--- MATERIALS PROVIDED ---
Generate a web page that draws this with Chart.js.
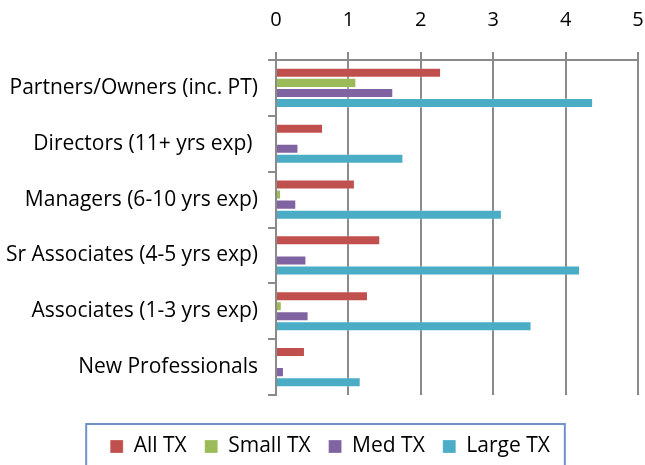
<!DOCTYPE html>
<html>
<head>
<meta charset="utf-8">
<script src="https://cdn.jsdelivr.net/npm/chart.js@4/dist/chart.umd.min.js"></script>
<style>
  html, body { margin: 0; padding: 0; background: #fff; }
  #wrap { width: 645px; height: 465px; }
</style>
</head>
<body>
<div id="wrap"><canvas id="chart" width="645" height="465"></canvas></div>
<script>
// categories, top to bottom
var categories = ['Partners/Owners (inc. PT)', 'Directors (11+ yrs exp) ', 'Managers (6-10 yrs exp)',
    'Sr Associates (4-5 yrs exp)', 'Associates (1-3 yrs exp)', 'New Professionals'];

var allTX   = [2.28, 0.65, 1.09, 1.44, 1.27, 0.40];
var smallTX = [1.11, 0.02, 0.07, 0.01, 0.08, 0.01];
var medTX   = [1.62, 0.31, 0.28, 0.42, 0.45, 0.11];
var largeTX = [4.38, 1.76, 3.12, 4.20, 3.53, 1.17];

var seriesNames = ['All TX', 'Small TX', 'Med TX', 'Large TX'];
var xTicks = [0, 1, 2, 3, 4, 5];

var gridGray = '#8a8a8a';
var font = "'Open Sans', sans-serif";

// box round the legend, like the excel one
var legendBox = {
    id: 'legendBox',
    afterLayout: function (chart) {
        // legend sits a bit right of centre in the original
        chart.legend.left += 11;
        chart.legend.right += 11;
    },
    afterDraw: function (chart) {
        var boxes = chart.legend.legendHitBoxes;
        if (!boxes || !boxes.length) return;
        var left = boxes[0].left - 24;
        var last = boxes[boxes.length - 1];
        var right = last.left + last.width + 15;
        var top = boxes[0].top - 12;
        var ctx = chart.ctx;
        ctx.save();
        ctx.strokeStyle = '#6d93c8';
        ctx.lineWidth = 2;
        ctx.strokeRect(left, top, right - left, chart.height - top + 10);
        ctx.restore();
    }
};

var ctx = document.getElementById('chart').getContext('2d');
var chart = new Chart(ctx, {
    type: 'bar',
    data: {
        labels: categories,
        datasets: [
            { label: seriesNames[0], data: allTX,   backgroundColor: '#c0504d' },
            { label: seriesNames[1], data: smallTX, backgroundColor: '#9bbb59' },
            { label: seriesNames[2], data: medTX,   backgroundColor: '#8064a2' },
            { label: seriesNames[3], data: largeTX, backgroundColor: '#4bacc6' }
        ]
    },
    options: {
        indexAxis: 'y',
        responsive: false,
        animation: false,
        layout: { padding: { left: 0, right: 7, top: 0, bottom: -2 } },
        datasets: {
            bar: {
                categoryPercentage: 0.72,
                barPercentage: 1,
                borderWidth: 1,
                borderColor: 'rgba(255,255,255,0.25)'
            }
        },
        scales: {
            x: {
                position: 'top',
                min: 0,
                max: 5,
                afterBuildTicks: function (scale) {
                    scale.ticks = xTicks.map(function (v) { return { value: v }; });
                },
                afterFit: function (scale) {
                    scale.height = 60;
                    scale.paddingLeft = 0;
                    scale.paddingRight = 0;
                },
                grid: { color: gridGray, lineWidth: 2, tickLength: 8 },
                border: { color: gridGray, width: 2 },
                ticks: { color: '#000', padding: 20, maxRotation: 0, font: { family: font, size: 20 } }
            },
            y: {
                afterFit: function (scale) {
                    scale.width = 276;
                    scale.paddingTop = 0;
                    scale.paddingBottom = 0;
                },
                grid: { drawOnChartArea: false, color: gridGray, lineWidth: 2, tickLength: 8 },
                border: { color: gridGray, width: 2 },
                ticks: { color: '#000', padding: 10, font: { family: font, size: 21 } }
            }
        },
        plugins: {
            tooltip: { enabled: false },
            legend: {
                position: 'bottom',
                title: { display: true, text: '', font: { size: 1, lineHeight: 1 }, padding: { top: 22, bottom: 0 } },
                labels: {
                    color: '#000',
                    boxWidth: 13,
                    boxHeight: 13,
                    padding: 18,
                    font: { family: font, size: 21 }
                }
            }
        }
    },
    plugins: [legendBox]
});
</script>
</body>
</html>
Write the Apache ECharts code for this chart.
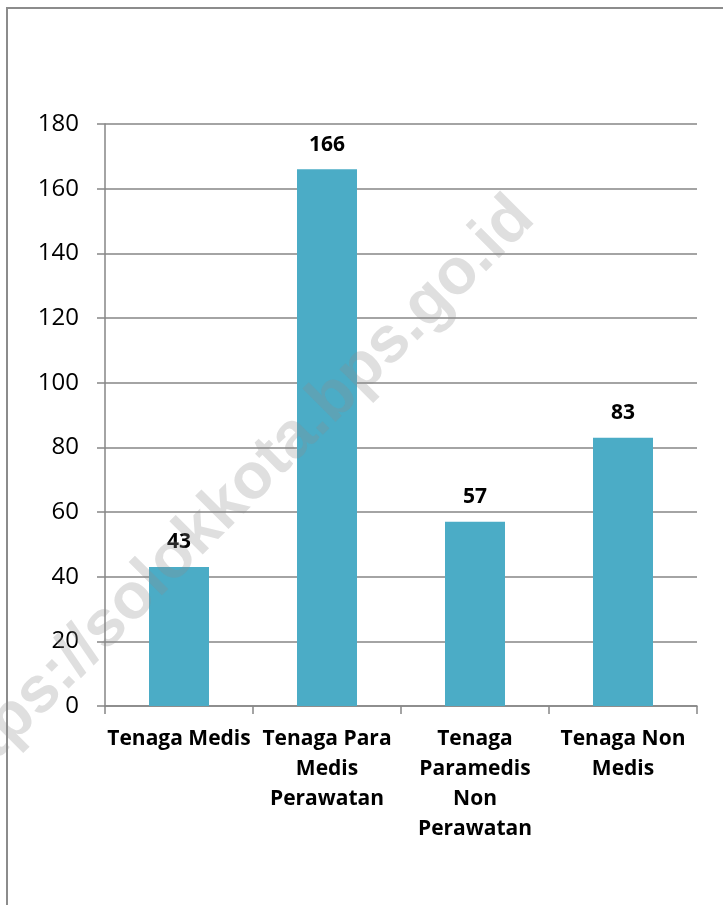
<!DOCTYPE html>
<html>
<head>
<meta charset="utf-8">
<script src="https://cdn.jsdelivr.net/npm/echarts@6/dist/echarts.min.js"></script>
<style>html,body{margin:0;padding:0;background:#fff;}#c{width:723px;height:905px;}</style>
</head>
<body>
<div id="c"></div>
<script>
var categories = ["Tenaga Medis", "Tenaga Para\nMedis\nPerawatan", "Tenaga\nParamedis\nNon\nPerawatan", "Tenaga Non\nMedis"];
var values = [43, 166, 57, 83];
var yMin = 0, yMax = 180, yStep = 20;
var watermark = "https://solokkota.bps.go.id";

var chart = echarts.init(document.getElementById('c'), null, {renderer: 'canvas'});
chart.setOption({
  animation: false,
  backgroundColor: '#ffffff',
  grid: {left: 105, right: 26, top: 124, bottom: 199, containLabel: false},
  xAxis: {
    type: 'category',
    data: categories,
    axisLine: {lineStyle: {color: '#868686', width: 1.5}},
    axisTick: {show: true, length: 8, alignWithLabel: false, lineStyle: {color: '#868686', width: 1.5}},
    axisLabel: {
      interval: 0, margin: 18,
      fontFamily: 'Open Sans', fontWeight: 'bold', fontSize: 21,
      color: '#000', lineHeight: 30
    }
  },
  yAxis: {
    type: 'value', min: yMin, max: yMax, interval: yStep,
    axisLine: {show: true, lineStyle: {color: '#868686', width: 1.5}},
    axisTick: {show: true, length: 8, lineStyle: {color: '#868686', width: 1.5}},
    axisLabel: {fontFamily: 'Open Sans', fontSize: 24, color: '#000', margin: 26},
    splitLine: {show: true, lineStyle: {color: '#868686', width: 1.5}}
  },
  series: [{
    type: 'bar',
    data: values,
    barWidth: 60,
    itemStyle: {color: '#4BACC6'},
    label: {
      show: true, position: 'top', distance: 14,
      fontFamily: 'Open Sans', fontWeight: 'bold', fontSize: 21, color: '#000'
    }
  }],
  graphic: [
    {type: 'rect', silent: true, z: 100,
     shape: {x: 7, y: 8, width: 900, height: 1000},
     style: {fill: 'none', stroke: '#8c8c8c', lineWidth: 2}},
    {type: 'text', silent: true, z: 100,
     x: 524, y: 208, rotation: Math.PI / 4,
     style: {text: watermark, fontFamily: 'Liberation Sans', fontWeight: 'bold', fontSize: 65,
             fill: 'rgba(140,140,140,0.28)', align: 'right', verticalAlign: 'middle'}}
  ]
});
</script>
</body>
</html>
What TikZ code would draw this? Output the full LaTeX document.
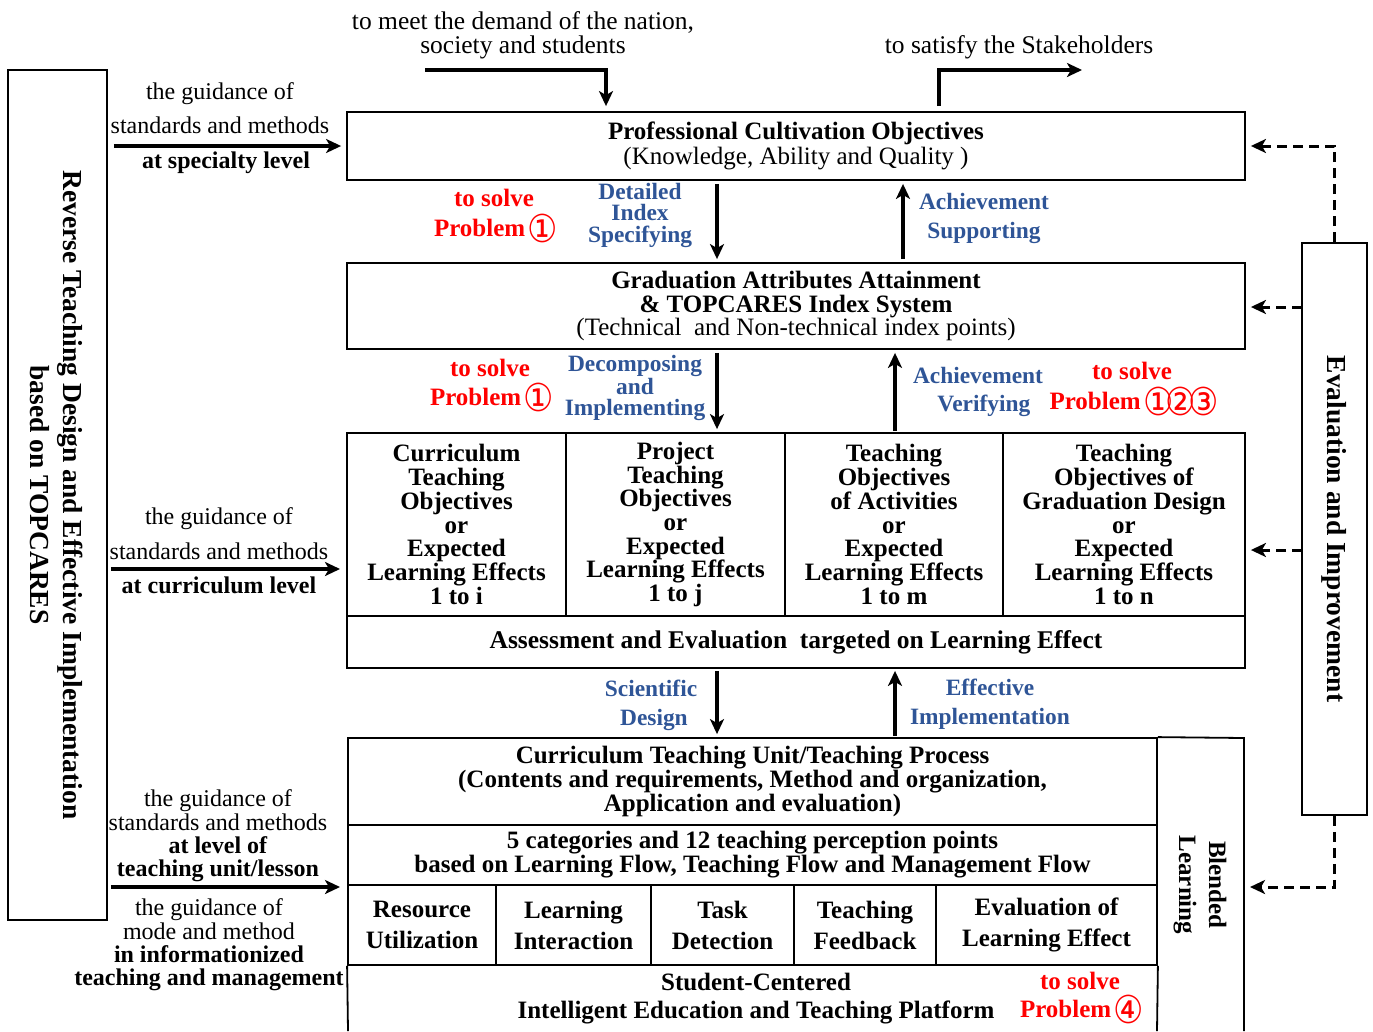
---
YOUR GOAL:
Copy every entry word for word, but omit the pictures.

REPLY TO THE TASK:
Generate a web page that draws this with Chart.js.
<!DOCTYPE html>
<html>
<head>
<meta charset="utf-8">
<script src="https://cdn.jsdelivr.net/npm/chart.js@4/dist/chart.umd.min.js"></script>
<style>
  html, body { margin: 0; padding: 0; background: #fff; }
  #wrap { width: 645px; height: 465px; }
</style>
</head>
<body>
<div id="wrap"><canvas id="chart" width="645" height="465"></canvas></div>
<script>
// categories, top to bottom
var categories = ['Partners/Owners (inc. PT)', 'Directors (11+ yrs exp) ', 'Managers (6-10 yrs exp)',
    'Sr Associates (4-5 yrs exp)', 'Associates (1-3 yrs exp)', 'New Professionals'];

var allTX   = [2.28, 0.65, 1.09, 1.44, 1.27, 0.40];
var smallTX = [1.11, 0.02, 0.07, 0.01, 0.08, 0.01];
var medTX   = [1.62, 0.31, 0.28, 0.42, 0.45, 0.11];
var largeTX = [4.38, 1.76, 3.12, 4.20, 3.53, 1.17];

var seriesNames = ['All TX', 'Small TX', 'Med TX', 'Large TX'];
var xTicks = [0, 1, 2, 3, 4, 5];

var gridGray = '#8a8a8a';
var font = "'Open Sans', sans-serif";

// box round the legend, like the excel one
var legendBox = {
    id: 'legendBox',
    afterLayout: function (chart) {
        // legend sits a bit right of centre in the original
        chart.legend.left += 11;
        chart.legend.right += 11;
    },
    afterDraw: function (chart) {
        var boxes = chart.legend.legendHitBoxes;
        if (!boxes || !boxes.length) return;
        var left = boxes[0].left - 24;
        var last = boxes[boxes.length - 1];
        var right = last.left + last.width + 15;
        var top = boxes[0].top - 12;
        var ctx = chart.ctx;
        ctx.save();
        ctx.strokeStyle = '#6d93c8';
        ctx.lineWidth = 2;
        ctx.strokeRect(left, top, right - left, chart.height - top + 10);
        ctx.restore();
    }
};

var ctx = document.getElementById('chart').getContext('2d');
var chart = new Chart(ctx, {
    type: 'bar',
    data: {
        labels: categories,
        datasets: [
            { label: seriesNames[0], data: allTX,   backgroundColor: '#c0504d' },
            { label: seriesNames[1], data: smallTX, backgroundColor: '#9bbb59' },
            { label: seriesNames[2], data: medTX,   backgroundColor: '#8064a2' },
            { label: seriesNames[3], data: largeTX, backgroundColor: '#4bacc6' }
        ]
    },
    options: {
        indexAxis: 'y',
        responsive: false,
        animation: false,
        layout: { padding: { left: 0, right: 7, top: 0, bottom: -2 } },
        datasets: {
            bar: {
                categoryPercentage: 0.72,
                barPercentage: 1,
                borderWidth: 1,
                borderColor: 'rgba(255,255,255,0.25)'
            }
        },
        scales: {
            x: {
                position: 'top',
                min: 0,
                max: 5,
                afterBuildTicks: function (scale) {
                    scale.ticks = xTicks.map(function (v) { return { value: v }; });
                },
                afterFit: function (scale) {
                    scale.height = 60;
                    scale.paddingLeft = 0;
                    scale.paddingRight = 0;
                },
                grid: { color: gridGray, lineWidth: 2, tickLength: 8 },
                border: { color: gridGray, width: 2 },
                ticks: { color: '#000', padding: 20, maxRotation: 0, font: { family: font, size: 20 } }
            },
            y: {
                afterFit: function (scale) {
                    scale.width = 276;
                    scale.paddingTop = 0;
                    scale.paddingBottom = 0;
                },
                grid: { drawOnChartArea: false, color: gridGray, lineWidth: 2, tickLength: 8 },
                border: { color: gridGray, width: 2 },
                ticks: { color: '#000', padding: 10, font: { family: font, size: 21 } }
            }
        },
        plugins: {
            tooltip: { enabled: false },
            legend: {
                position: 'bottom',
                title: { display: true, text: '', font: { size: 1, lineHeight: 1 }, padding: { top: 22, bottom: 0 } },
                labels: {
                    color: '#000',
                    boxWidth: 13,
                    boxHeight: 13,
                    padding: 18,
                    font: { family: font, size: 21 }
                }
            }
        }
    },
    plugins: [legendBox]
});
</script>
</body>
</html>
Write the Apache ECharts code for this chart.
<!DOCTYPE html>
<html>
<head>
<meta charset="utf-8">
<script src="https://cdn.jsdelivr.net/npm/echarts@6/dist/echarts.min.js"></script>
<style>html,body{margin:0;padding:0;background:#fff;}#c{width:723px;height:905px;}</style>
</head>
<body>
<div id="c"></div>
<script>
var categories = ["Tenaga Medis", "Tenaga Para\nMedis\nPerawatan", "Tenaga\nParamedis\nNon\nPerawatan", "Tenaga Non\nMedis"];
var values = [43, 166, 57, 83];
var yMin = 0, yMax = 180, yStep = 20;
var watermark = "https://solokkota.bps.go.id";

var chart = echarts.init(document.getElementById('c'), null, {renderer: 'canvas'});
chart.setOption({
  animation: false,
  backgroundColor: '#ffffff',
  grid: {left: 105, right: 26, top: 124, bottom: 199, containLabel: false},
  xAxis: {
    type: 'category',
    data: categories,
    axisLine: {lineStyle: {color: '#868686', width: 1.5}},
    axisTick: {show: true, length: 8, alignWithLabel: false, lineStyle: {color: '#868686', width: 1.5}},
    axisLabel: {
      interval: 0, margin: 18,
      fontFamily: 'Open Sans', fontWeight: 'bold', fontSize: 21,
      color: '#000', lineHeight: 30
    }
  },
  yAxis: {
    type: 'value', min: yMin, max: yMax, interval: yStep,
    axisLine: {show: true, lineStyle: {color: '#868686', width: 1.5}},
    axisTick: {show: true, length: 8, lineStyle: {color: '#868686', width: 1.5}},
    axisLabel: {fontFamily: 'Open Sans', fontSize: 24, color: '#000', margin: 26},
    splitLine: {show: true, lineStyle: {color: '#868686', width: 1.5}}
  },
  series: [{
    type: 'bar',
    data: values,
    barWidth: 60,
    itemStyle: {color: '#4BACC6'},
    label: {
      show: true, position: 'top', distance: 14,
      fontFamily: 'Open Sans', fontWeight: 'bold', fontSize: 21, color: '#000'
    }
  }],
  graphic: [
    {type: 'rect', silent: true, z: 100,
     shape: {x: 7, y: 8, width: 900, height: 1000},
     style: {fill: 'none', stroke: '#8c8c8c', lineWidth: 2}},
    {type: 'text', silent: true, z: 100,
     x: 524, y: 208, rotation: Math.PI / 4,
     style: {text: watermark, fontFamily: 'Liberation Sans', fontWeight: 'bold', fontSize: 65,
             fill: 'rgba(140,140,140,0.28)', align: 'right', verticalAlign: 'middle'}}
  ]
});
</script>
</body>
</html>
What TikZ code would draw this? Output the full LaTeX document.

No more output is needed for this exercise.